Improving Model: We experimented and analyzed results from running different models when changing epochs, batch-size, max pooling, dropout size, and kernel-size; We also generated new heatmaps that show increased confusion during certain models with more downsampling. ​
Complex Pasta: We tried to train the model on new drawing styles to increase its versatility (imitating different users) and see if it's still able to distinguish between pasta shapes effectively when playing the game. We simplified the pasta shapes into one line (squiggle, rectangle, square, triangle) to emulate how others might draw them as well as drew the pasta in different orientations. Image below shows some of these entries.

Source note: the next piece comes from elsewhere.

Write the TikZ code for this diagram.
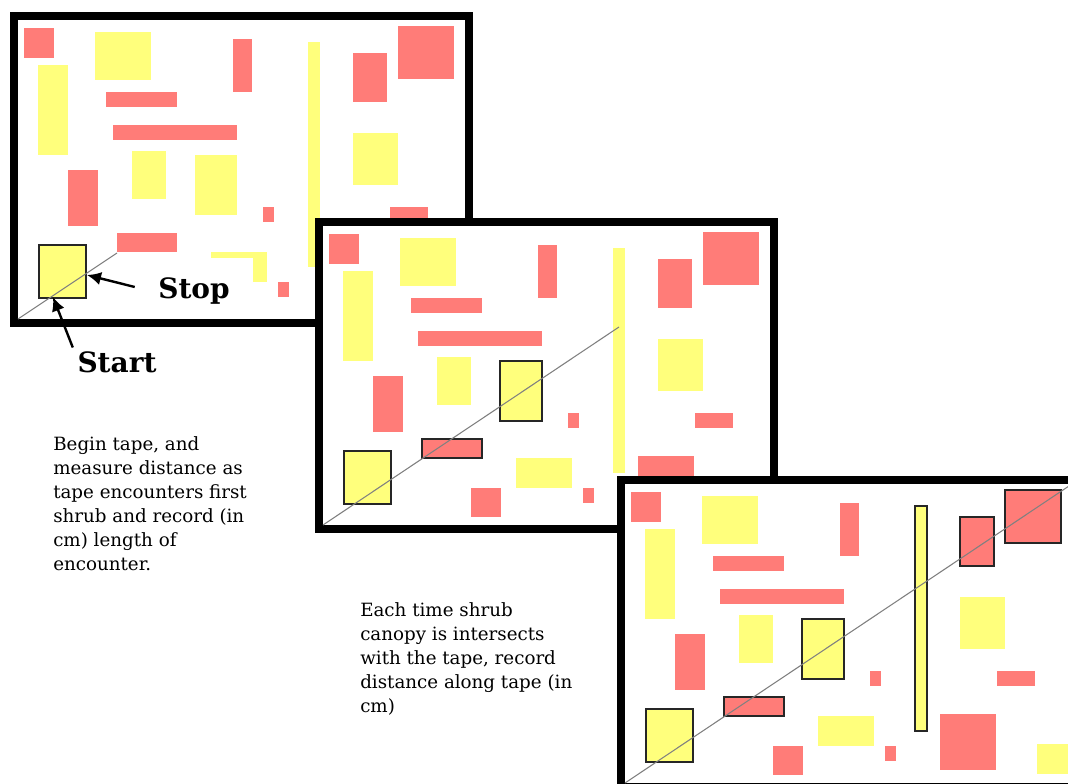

After training the model with around 100 of these abnormal pasta shapes, the accuracy decreased when we ran the same model. The heatmap also showed a lot more confusion between the pasta shapes, especially ravioli and lasagne which is what we predicted because of the similarities in their appearance. Although most of the shapes are still distinguishable, this indicates that our game would be more ideal when the model is trained by the actual players.
Findings and Reflections
Most of our data was created by one person (Spoorthi) - this may have contributed to the ease with which the model classified data. Pastas drawn in different styles, using different stroke orders, by different people, may complicate the classification problem.
Each image contains a lot of data, but the model did not take very long in terms of processing these volumes of data. We believe that the max pooling and dropout downsampling techniques greatly contributed to this - it was impossible to run the model without doing this.
If the stroke order or way in which the pasta was drawn is encoded into the model, it may be possible for it to identify users given an image and the correct label for which it represents. This would be a very difficult task considering the limits of convolutional neural networks but perhaps with enough training data and time it would be able to solve this. This would be an interesting future addition to this project.
Finally, in the near future we will gamify the web app, as to show data to the user in terms of their performance relative to the model over time.